Il faut libérer un opposant politique très critique à l'égard du pouvoir
L’arrestation de l’ancien député Fabien Banciryanino le 2 octobre 2020 pour des accusations de rébellion, de dénonciation calomnieuse et d’atteinte à la sécurité intérieure de l’État adresse un message clair, à savoir que le nouveau gouvernement du Burundi ne tolère pas la dissidence pacifique. Si les accusations portées contre lui se fondent uniquement sur des déclarations qu’il a faites, Amnistie internationale invite les autorités burundaises à libérer immédiatement et sans condition cet opposant politique qui s’exprime ouvertement sur les questions liées aux droits humains dans le pays.
Fabien Banciryanino a été convoqué pour interrogatoire au Bureau spécial de recherche le 2 octobre et y a été retenu jusqu’au 8 octobre, date à laquelle il a été déféré devant un magistrat du parquet de Ntahangwa, à Bujumbura. Au terme d’une longue audience qui s’est tenue à huis clos, le magistrat a confirmé son arrestation et son placement en détention provisoire. Fabien Banciryanino a alors été transféré à la prison de Mpimba. Son état de santé fragile, dans le contexte actuel de la pandémie de COVID-19, suscite de vives inquiétudes quant à son maintien en détention. Amnistie internationale demande aux autorités carcérales de veiller à ce qu’il bénéficie de soins médicaux adaptés.
Les accusations visant Fabien Banciryanino sont semble-t-il principalement fondées sur les déclarations qu’il a faites alors qu’il était membre de l’Assemblée nationale entre 2015 et 2020, qui devraient être couvertes par l’immunité parlementaire. Dans une lettre adressée à la Commission nationale indépendante des droits de l’homme du Burundi (CNIDH) le 7 octobre, Fabien Banciryanino notait qu’il avait été interrogé au sujet de ses prises de parole lors de sessions de l’Assemblée nationale.
Au cours de son mandat de député, Fabien Banciryanino a porté l’une des rares voix de la dissidence. En février 2020, il s’est opposé à la nomination de l’ancien président Pierre Nkurunziza au titre de Guide suprême du patriotisme, affirmant que de nombreux meurtres et autres violations des droits humains étaient à déplorer au cours de ses 15 années de présidence. En mars, il a écrit au parquet de Bubanza pour demander l’ouverture d’une enquête sur 21 cas de disparitions forcées et d’homicides survenus dans la province depuis 2016. Son arrestation est une attaque flagrante contre le droit à la liberté d’expression et adresse un message glaçant à toute personne qui monterait au créneau contre les violations des droits humains : quel que soit son rang, elle risque des poursuites en justice.

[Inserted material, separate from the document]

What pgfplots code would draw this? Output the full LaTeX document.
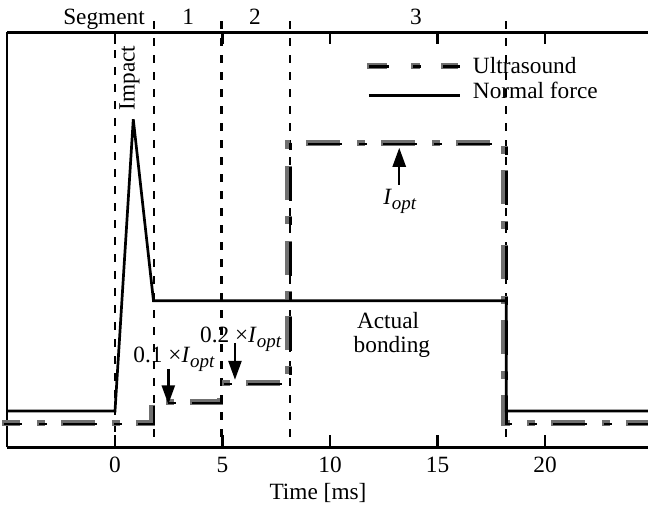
\documentclass[border=0pt]{standalone}
\usepackage{fontspec}
\setmainfont{Liberation Serif}
\usepackage{pgfplots}
\pgfplotsset{compat=1.18}
\usetikzlibrary{arrows.meta}

\definecolor{usgray}{RGB}{112,112,112}
\newcommand\fs{\fontsize{23.3}{24}\selectfont}
\newcommand\Iopt{\textit{I}\raisebox{-5pt}{\fontsize{19}{20}\selectfont\textit{opt}}}

\pgfplotsset{
  usdash/.style={dash pattern=on 34pt off 17pt on 8pt off 16pt, dash phase=15.7pt},
  uslegdash/.style={dash pattern=on 20pt off 24pt on 8.4pt off 21.6pt on 17pt off 20pt},
  usshadow/.style={usgray, line width=6.5pt, line join=miter, xshift=-1.8pt, yshift=0.8pt},
  uscore/.style={black, line width=2.8pt, line join=miter},
  seg/.style={black, line width=2.3pt, dash pattern=on 8pt off 9pt},
}
\tikzset{arr/.style={line width=2.5pt, -{Triangle[length=19pt,width=13pt]}}}

\begin{document}
\begin{tikzpicture}[font=\fs]
\begin{axis}[
  at={(7pt,62.7pt)}, anchor=south west,
  width=641pt, height=415pt, scale only axis,
  xmin=-5.023, xmax=24.79, ymin=0, ymax=415,
  axis y line*=left,
  axis line style={line width=2.6pt},
  ytick=\empty,
  xtick={0,5,10,15,20},
  tick align=inside, major tick length=12pt,
  tick style={line width=2.4pt, black},
  /pgf/number format/assume math mode=true,
  xticklabel style={font=\fs, inner sep=0pt, anchor=north, yshift=-9.4pt},
  xlabel={Time [ms]},
  xlabel style={font=\fs, at={(axis description cs:0.4852,0)}, anchor=base, yshift=-52.7pt, inner sep=0pt},
  clip=false,
]
% segment boundaries
\addplot[seg] coordinates {(0,414) (0,0)};
\addplot[seg] coordinates {(1.81,426) (1.81,0)};
\addplot[seg] coordinates {(4.96,426) (4.96,0)};
\addplot[seg] coordinates {(8.15,426) (8.15,0)};
\addplot[seg] coordinates {(18.2,426) (18.2,0)};

% ultrasound
\addplot[usshadow, usdash] coordinates {
  (-5.163,23.3) (1.81,23.3) (1.81,44.3) (4.96,44.3) (4.96,63.3) (8.15,63.3)
  (8.15,303.3) (18.2,303.3) (18.2,23.3) (26,23.3)};
\addplot[uscore, usdash] coordinates {
  (-5.163,23.3) (1.81,23.3) (1.81,44.3) (4.96,44.3) (4.96,63.3) (8.15,63.3)
  (8.15,303.3) (18.2,303.3) (18.2,23.3) (26,23.3)};

% normal force
\addplot[black, line width=2.7pt, line join=miter] coordinates {
  (-5.023,36.3) (0,36.3) (0.85,328) (1.79,146.6) (18.2,146.6) (18.2,36.3) (26,36.3)};

% legend
\addplot[usshadow, uslegdash] coordinates {(11.81,380.6) (16.05,380.6)};
\addplot[uscore, uslegdash] coordinates {(11.81,380.6) (16.05,380.6)};
\addplot[black, line width=2.7pt] coordinates {(11.81,351.6) (16.05,351.6)};
\node[anchor=base west, inner sep=0pt] at (axis cs:16.64,373.3) {Ultrasound};
\node[anchor=base west, inner sep=0pt] at (axis cs:16.64,348.3) {Normal force};

% segment labels
\node[anchor=base, inner sep=0pt] at (axis cs:-0.51,422.3) {Segment};
\node[anchor=base, inner sep=0pt] at (axis cs:3.40,422.3) {1};
\node[anchor=base, inner sep=0pt] at (axis cs:6.51,422.3) {2};
\node[anchor=base, inner sep=0pt] at (axis cs:14.0,422.3) {3};

% annotations
\node[rotate=90, inner sep=0pt] at (axis cs:0.67,369.3) {Impact};
\draw[arr] (axis cs:2.48,78.3) -- (axis cs:2.48,43);
\draw[arr] (axis cs:5.58,104.3) -- (axis cs:5.58,67.5);
\draw[arr] (axis cs:13.22,262.3) -- (axis cs:13.22,299.5);
\node[anchor=base west, inner sep=0pt] at (axis cs:0.85,84.3) {0.1 ×\Iopt};
\node[anchor=base west, inner sep=0pt] at (axis cs:3.95,104.3) {0.2 ×\Iopt};
\node[anchor=base west, inner sep=0pt] at (axis cs:12.47,242.3) {\Iopt};
\node[anchor=base, inner sep=0pt] at (axis cs:12.7,118.3) {Actual};
\node[anchor=base, inner sep=0pt] at (axis cs:12.88,94.3) {bonding};
\end{axis}
\pgfresetboundingbox
\path[use as bounding box] (0pt,0pt) rectangle (648pt,510pt);
\end{tikzpicture}
\end{document}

Auparavant, lors d’une session de l’Assemblée nationale en septembre 2018, il a essuyé de vives critiques pour avoir appuyé les conclusions de la Commission d’enquête des Nations unies sur le Burundi et dénoncé la poursuite de graves violations des droits humains dans le pays. La ministre de la Justice de l’époque, Aimée Laurentine Kanyana, avait lancé un avertissement aux personnes diffusant « des informations alarmistes et sans fondement » et demandé au Président de l'Assemblée nationale d'engager des poursuites contre elles. Après la séance, la police avait bloqué l'accès au domicile de Fabien Banciryanino pour l'empêcher de tenir une conférence de presse. De même, le 2 octobre 2020, le jour de son arrestation, Fabien Banciryanino prévoyait de tenir une conférence de presse afin de répondre aux déclarations négatives faites à son sujet par un journaliste, mais il s’est vu refuser l’autorisation requise.
L’arrestation de Fabien Banciryanino sape un peu plus les espoirs de voir le gouvernement du président Evariste Ndayishimiye prendre un nouveau cap en matière de droits humains et favoriser un espace de véritable dialogue au Burundi.